Respondents and the insurer made a special appearance in the Tribal Court to contest that court’s personal and subject-matter jurisdiction. The Tribal Court ruled that it had authority to adjudicate Gisela Fredericks’ case, and therefore denied respondents’ motion to dismiss the action.
Id.,
at 24-25.
Respondents appealed the Tribal Court’s jurisdictional ruling to the Northern Plains Intertribal Court of Appeals, which affirmed.
Id.,
at 36. Thereafter, pursuant to the parties’ stipulation, the Tribal Court dismissed the insurer from the suit. See
id.,
at 38-40.
Before Tribal Court proceedings resumed, respondents commenced this action in the United States District Court for the District of North Dakota. Naming as defendants Fredericks, her adult children, the Tribal Court, and Tribal Judge William Strate, respondents sought a declaratory judgment that, as a matter of federal law, the Tribal Court lacked jurisdiction to adjudicate Fredericks’ claims. The respondents also sought an injunction against further proceedings in the Tribal Court. See
id.,
at 41-45.
Relying particularly on this Court’s decisions in
National Farmers Union Ins. Cos.
v.
Crow Tribe,
471 U. S. 845 (1985), and
Iowa Mut. Ins. Co.
v.
LaPlante,
480 U. S. 9 (1987), the District Court determined that the Tribal Court had civil jurisdiction over Fredericks’ complaint against A-l Contractors and Stockert; accordingly, on cross-motions for summary judgment, the District Court dismissed the action. App. 54-67. On appeal, a divided panel of the United States Court of Appeals for .the Eighth Circuit affirmed. App. 68-90. The Eighth Circuit granted rehearing en banc and, in an 8-to-4 decision, reversed the District Court’s judgment.

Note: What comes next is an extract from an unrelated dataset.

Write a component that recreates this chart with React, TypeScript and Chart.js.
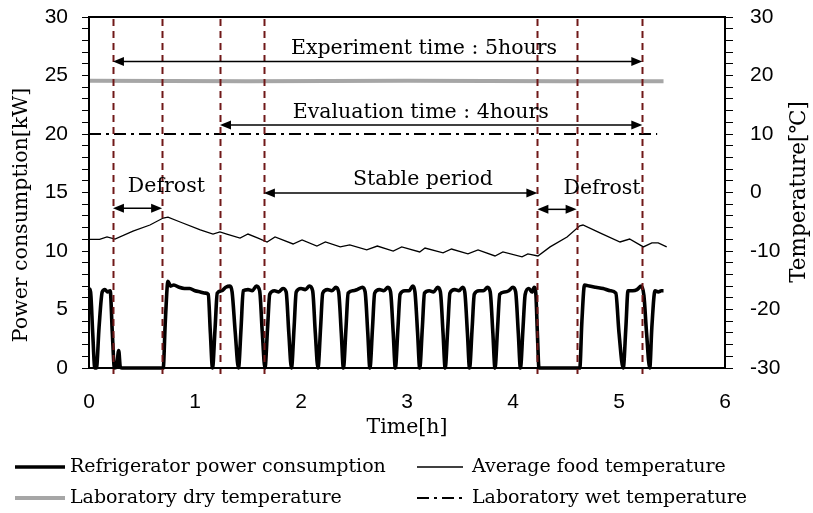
import React, { useEffect, useRef } from 'react';
import { Chart, registerables } from 'chart.js';

Chart.register(...registerables);

// ---------- data ----------
const powerTime = [
  0, 0.015, 0.035, 0.055, 0.07, 0.095, 0.125, 0.15, 0.175, 0.2, 0.22, 0.24, 0.26, 0.28, 0.295, 0.31, 0.7,
  0.72, 0.745, 0.77, 0.8, 0.85, 0.9, 0.95, 1.0, 1.05, 1.1, 1.125, 1.145, 1.165,
  1.19, 1.21, 1.25, 1.29, 1.33, 1.35, 1.38, 1.41,
  1.435, 1.455, 1.5, 1.54, 1.58, 1.61, 1.635, 1.66,
  1.685, 1.705, 1.75, 1.79, 1.83, 1.86, 1.885, 1.91,
  1.935, 1.955, 2.0, 2.04, 2.08, 2.11, 2.135, 2.16,
  2.185, 2.205, 2.25, 2.29, 2.33, 2.355, 2.38, 2.4,
  2.425, 2.445, 2.49, 2.53, 2.58, 2.605, 2.63, 2.65,
  2.675, 2.695, 2.74, 2.78, 2.82, 2.845, 2.87, 2.89,
  2.915, 2.935, 2.98, 3.02, 3.055, 3.075, 3.1, 3.12,
  3.145, 3.165, 3.21, 3.25, 3.29, 3.315, 3.34, 3.36,
  3.385, 3.405, 3.45, 3.49, 3.525, 3.545, 3.57, 3.59,
  3.615, 3.635, 3.68, 3.72, 3.76, 3.785, 3.81, 3.83,
  3.855, 3.875, 3.92, 3.96, 4.0, 4.025, 4.05, 4.07,
  4.095, 4.115, 4.15, 4.18, 4.2, 4.215, 4.23, 4.245,
  4.63, 4.65, 4.675, 4.72, 4.78, 4.85, 4.92, 4.97, 5.0, 5.04,
  5.065, 5.085, 5.13, 5.17, 5.21, 5.235, 5.26, 5.29,
  5.31, 5.34, 5.37, 5.4, 5.42,
];
const powerKW = [
  6.8, 6.5, 3.0, 0, 0, 3.5, 6.5, 6.7, 6.5, 6.6, 3.0, 0, 0.1, 1.5, 0.1, 0, 0,
  4.0, 7.4, 7.0, 7.1, 6.9, 6.8, 6.8, 6.6, 6.5, 6.4, 6.3, 3.0, 0,
  3.5, 6.4, 6.6, 6.9, 7.0, 6.5, 3.0, 0,
  3.5, 6.6, 6.7, 6.6, 7.0, 6.6, 3.0, 0,
  3.5, 6.3, 6.6, 6.5, 6.8, 6.5, 3.0, 0,
  3.5, 6.5, 6.8, 6.7, 7.0, 6.6, 3.0, 0,
  3.5, 6.4, 6.7, 6.6, 6.9, 6.5, 3.0, 0,
  3.5, 6.4, 6.6, 6.7, 6.9, 6.5, 3.0, 0,
  3.5, 6.4, 6.7, 6.6, 6.9, 6.5, 3.0, 0,
  3.5, 6.3, 6.6, 6.6, 7.0, 6.5, 3.0, 0,
  3.5, 6.4, 6.6, 6.5, 6.9, 6.5, 3.0, 0,
  3.5, 6.4, 6.7, 6.6, 6.9, 6.5, 3.0, 0,
  3.5, 6.3, 6.6, 6.6, 6.9, 6.5, 3.0, 0,
  3.5, 6.3, 6.5, 6.6, 6.9, 6.5, 3.0, 0,
  3.5, 6.3, 6.8, 6.5, 6.9, 6.4, 3.0, 0,
  0, 4.0, 7.1, 7.0, 6.9, 6.8, 6.6, 6.4, 3.0, 0,
  3.5, 6.6, 6.6, 6.7, 7.0, 6.2, 3.0, 0,
  3.5, 6.6, 6.5, 6.6, 6.6,
];

const foodTime = [
  0, 0.1, 0.17, 0.245, 0.415, 0.575, 0.7, 0.745, 0.86, 1.05, 1.17, 1.235, 1.3, 1.425, 1.5, 1.595,
  1.68, 1.755, 1.925, 2.01, 2.15, 2.23, 2.37, 2.46, 2.62, 2.72, 2.87, 2.95, 3.12, 3.17, 3.34, 3.42,
  3.575, 3.67, 3.83, 3.905, 4.085, 4.14, 4.235, 4.35, 4.51, 4.63, 4.66, 4.82, 5.01, 5.1, 5.23, 5.31,
  5.37, 5.45,
];
const foodTemp = [
  -8.0, -8.0, -7.6, -7.95, -6.6, -5.56, -4.36, -4.2, -5.04, -6.4, -7.1, -6.75, -7.1, -7.8, -7.1, -7.8,
  -8.46, -7.6, -8.8, -8.1, -9.15, -8.46, -9.3, -8.97, -9.8, -9.15, -10.0, -9.3, -10.17, -9.5, -10.3, -9.66,
  -10.5, -9.8, -10.85, -10.17, -11.0, -10.5, -10.85, -9.3, -7.6, -5.7, -5.56, -6.9, -8.46, -7.95, -9.3, -8.6,
  -8.6, -9.3,
];

const dryTime = [0, 1.5, 3.0, 4.5, 5.42];
const dryTemp = [19.1, 19.0, 19.1, 19.0, 19.0];
const wetTime = [0, 5.36];
const wetTemp = [10, 10];

const seriesLabels = [
  'Refrigerator power consumption',
  'Average food temperature',
  'Laboratory dry temperature',
  'Laboratory wet temperature',
];

const markerTimes = [0.226, 0.69, 1.236, 1.65, 4.23, 4.6, 5.22];

const spanLabels = ['Experiment time : 5hours', 'Evaluation time : 4hours', 'Stable period', 'Defrost', 'Defrost'];
const spanStart = [0.226, 1.236, 1.65, 0.226, 4.23];
const spanEnd = [5.22, 5.22, 4.23, 0.69, 4.6];
const spanLevel = [26.2, 20.77, 14.95, 13.65, 13.56];
const spanLabelX = [3.16, 3.13, 3.15, 0.73, 4.84];
const spanLabelLevel = [26.84, 21.37, 15.68, 15.04, 14.9];

const SERIF = '"DejaVu Serif", serif';
const SANS = '"Liberation Sans", Arial, sans-serif';

function pts(xs: number[], ys: number[]) {
  return xs.map((x, i) => ({ x, y: ys[i] }));
}

function arrowHead(ctx: CanvasRenderingContext2D, x: number, y: number, dir: number) {
  const len = 11;
  const hw = 4.5;
  ctx.beginPath();
  ctx.moveTo(x, y);
  ctx.lineTo(x - dir * len, y - hw);
  ctx.lineTo(x - dir * len, y + hw);
  ctx.closePath();
  ctx.fill();
}

const overlay = {
  id: 'overlay',
  afterDatasetsDraw(chart: any) {
    const { ctx, chartArea, scales } = chart;
    const xs = scales.x;
    const ys = scales.y;
    ctx.save();
    // vertical dashed markers
    ctx.strokeStyle = '#701818';
    ctx.lineWidth = 2;
    ctx.setLineDash([7, 5]);
    markerTimes.forEach((t) => {
      const px = Math.round(xs.getPixelForValue(t)) + 0.5;
      ctx.beginPath();
      ctx.moveTo(px, chartArea.top + 2);
      ctx.lineTo(px, chartArea.bottom + 8);
      ctx.stroke();
    });
    ctx.setLineDash([]);
    // arrows with labels
    ctx.strokeStyle = '#000';
    ctx.fillStyle = '#000';
    ctx.lineWidth = 1.5;
    spanLabels.forEach((label, i) => {
      const a = xs.getPixelForValue(spanStart[i]);
      const b = xs.getPixelForValue(spanEnd[i]);
      const py = ys.getPixelForValue(spanLevel[i]);
      ctx.beginPath();
      ctx.moveTo(a + 4, py);
      ctx.lineTo(b - 4, py);
      ctx.stroke();
      arrowHead(ctx, a, py, -1);
      arrowHead(ctx, b, py, 1);
      ctx.font = `20.5px ${SERIF}`;
      ctx.textAlign = 'center';
      ctx.textBaseline = 'alphabetic';
      ctx.fillText(label, xs.getPixelForValue(spanLabelX[i]), ys.getPixelForValue(spanLabelLevel[i]));
    });
    ctx.restore();
  },
  afterDraw(chart: any) {
    const { ctx, chartArea } = chart;
    ctx.save();
    // frame
    ctx.strokeStyle = '#000';
    ctx.lineWidth = 2;
    ctx.strokeRect(chartArea.left, chartArea.top, chartArea.right - chartArea.left, chartArea.bottom - chartArea.top);
    // axis titles
    ctx.fillStyle = '#000';
    ctx.textAlign = 'center';
    ctx.textBaseline = 'middle';
    ctx.font = `20.5px ${SERIF}`;
    ctx.fillText('Time[h]', (chartArea.left + chartArea.right) / 2, 428);
    ctx.save();
    ctx.translate(22, 215);
    ctx.rotate(-Math.PI / 2);
    ctx.fillText('Power consumption[kW]', 0, 0);
    ctx.restore();
    ctx.save();
    ctx.font = `21.5px ${SERIF}`;
    ctx.translate(799, 192);
    ctx.rotate(-Math.PI / 2);
    ctx.fillText('Temperature[℃]', 0, 0);
    ctx.restore();
    // legend
    const sampleX = [15, 417];
    const sampleLen = [50, 46];
    const textX = [70, 472];
    const rowY = [467, 498];
    chart.data.datasets.forEach((ds: any, i: number) => {
      const col = i % 2;
      const row = Math.floor(i / 2);
      const y = rowY[row];
      ctx.strokeStyle = ds.borderColor;
      ctx.lineWidth = ds.borderWidth;
      ctx.setLineDash(ds.borderDash || []);
      ctx.beginPath();
      ctx.moveTo(sampleX[col], y);
      ctx.lineTo(sampleX[col] + sampleLen[col], y);
      ctx.stroke();
      ctx.setLineDash([]);
      ctx.fillStyle = '#000';
      ctx.textAlign = 'left';
      ctx.textBaseline = 'middle';
      ctx.font = `19px ${SERIF}`;
      ctx.fillText(ds.label, textX[col], y);
    });
    ctx.restore();
  },
};

export default function App() {
  const ref = useRef<HTMLCanvasElement | null>(null);
  useEffect(() => {
    if (!ref.current) return;
    const chart = new Chart(ref.current, {
      type: 'line',
      data: {
        datasets: [
          {
            label: seriesLabels[0],
            data: pts(powerTime, powerKW),
            yAxisID: 'y',
            borderColor: '#000000',
            borderWidth: 3.6,
            pointRadius: 0,
            cubicInterpolationMode: 'monotone',
            clip: 6,
          },
          {
            label: seriesLabels[1],
            data: pts(foodTime, foodTemp),
            yAxisID: 'y1',
            borderColor: '#000000',
            borderWidth: 1.3,
            pointRadius: 0,
            tension: 0,
          },
          {
            label: seriesLabels[2],
            data: pts(dryTime, dryTemp),
            yAxisID: 'y1',
            borderColor: '#a6a6a6',
            borderWidth: 4,
            pointRadius: 0,
            tension: 0,
          },
          {
            label: seriesLabels[3],
            data: pts(wetTime, wetTemp),
            yAxisID: 'y1',
            borderColor: '#000000',
            borderWidth: 2,
            borderDash: [12, 5, 3, 5],
            pointRadius: 0,
            tension: 0,
          },
        ] as any,
      },
      options: {
        responsive: false,
        animation: false,
        events: [],
        layout: { padding: { top: 17, left: 0, right: 0, bottom: 0 } },
        plugins: { legend: { display: false }, tooltip: { enabled: false } },
        scales: {
          x: {
            type: 'linear',
            min: 0,
            max: 6,
            grid: { display: false },
            border: { display: true, color: '#000', width: 2 },
            ticks: {
              stepSize: 1,
              padding: 14,
              color: '#000',
              font: { family: SANS, size: 21 },
            },
            afterFit: (s: any) => {
              s.height = 145;
              s.paddingLeft = 0;
              s.paddingRight = 0;
            },
          },
          y: {
            type: 'linear',
            position: 'left',
            min: 0,
            max: 30,
            grid: { drawOnChartArea: false, tickLength: 7, color: '#000', tickWidth: 1 },
            border: { display: true, color: '#000', width: 2 },
            ticks: {
              stepSize: 1,
              maxTicksLimit: 100,
              autoSkip: false,
              padding: 14,
              color: '#000',
              font: { family: SANS, size: 21 },
              callback: (v: any) => (Number(v) % 5 === 0 ? String(v) : ''),
            },
            afterFit: (s: any) => {
              s.width = 89;
              s.paddingTop = 0;
              s.paddingBottom = 0;
            },
          },
          y1: {
            type: 'linear',
            position: 'right',
            min: -30,
            max: 30,
            grid: { drawOnChartArea: false, tickLength: 8, color: '#000', tickWidth: 1 },
            border: { display: true, color: '#000', width: 2 },
            ticks: {
              stepSize: 2,
              maxTicksLimit: 100,
              autoSkip: false,
              padding: 17,
              color: '#000',
              font: { family: SANS, size: 21 },
              callback: (v: any) => (Number(v) % 10 === 0 ? String(v) : ''),
            },
            afterFit: (s: any) => {
              s.width = 88;
              s.paddingTop = 0;
              s.paddingBottom = 0;
            },
          },
        },
      } as any,
      plugins: [overlay],
    });
    return () => chart.destroy();
  }, []);
  return (
    <div style={{ position: 'absolute', left: 0, top: 0, width: 813, height: 513, background: '#fff' }}>
      <canvas ref={ref} width={813} height={513} />
    </div>
  );
}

76 F. 3d 930 (1996). The Court of Appeals concluded that our decision in
Montana
v.
United States,
460 U. S. 544 (1981), was the controlling precedent, and that, under
Montana,
the Tribal Court lacked subject-matter jurisdiction over the dispute.
We granted certiorari, 518 U. S. 1056 (1996), and now affirm.
II
Our case law establishes that, absent express authorization by federal statute or treaty, tribal jurisdiction over the conduct of nonmembers exists only in limited circumstances. In
Oliphant
v.
Suquamish Tribe,
435 U. S. 191 (1978), the Court held that Indian tribes lack criminal jurisdiction over non-Indians.
Montana
v.
United States,
decided three years later, is the pathmarking case concerning tribal civil authority over nonmembers.
Montana
concerned the authority of the Crow Tribe to regulate hunting and fishing by non-Indians on lands within the Tribe’s reservation owned in fee simple by non-Indians. The Court said in
Montana
that the restriction on tribal criminal jurisdiction recognized in
Oliphant
rested on principles that support a more “general proposition.” 450 U. S., at 565. In the main, the Court explained, “the inherent sovereign powers of an Indian tribe” — those powers a tribe enjoys apart from express provision by treaty or statute — “do not extend to the activities
of nonmembers of the tribe.”
Ibid.
The
Montana
opinion added, however, that in certain circumstances, even where Congress has not expressly authorized it, tribal civil jurisdiction may encompass nonmembers:
“To be sure, Indian tribes retain inherent sovereign power to exercise some forms of civil jurisdiction over non-Indians on their reservations, even on non-Indian fee lands. A tribe may regulate, through taxation, licensing, or other means, the activities of nonmembers who enter consensual relationships with the tribe or its members, through commercial dealing, contracts, leases, or other arrangements. A tribe may also retain inherent power to exercise civil authority over the conduct of non-Indians on fee lands within its reservation when that conduct threatens or has some direct effect on the political integrity, the economic security, or the health or welfare of the tribe.”
Id.,
at 565-566 (citations and footnote omitted).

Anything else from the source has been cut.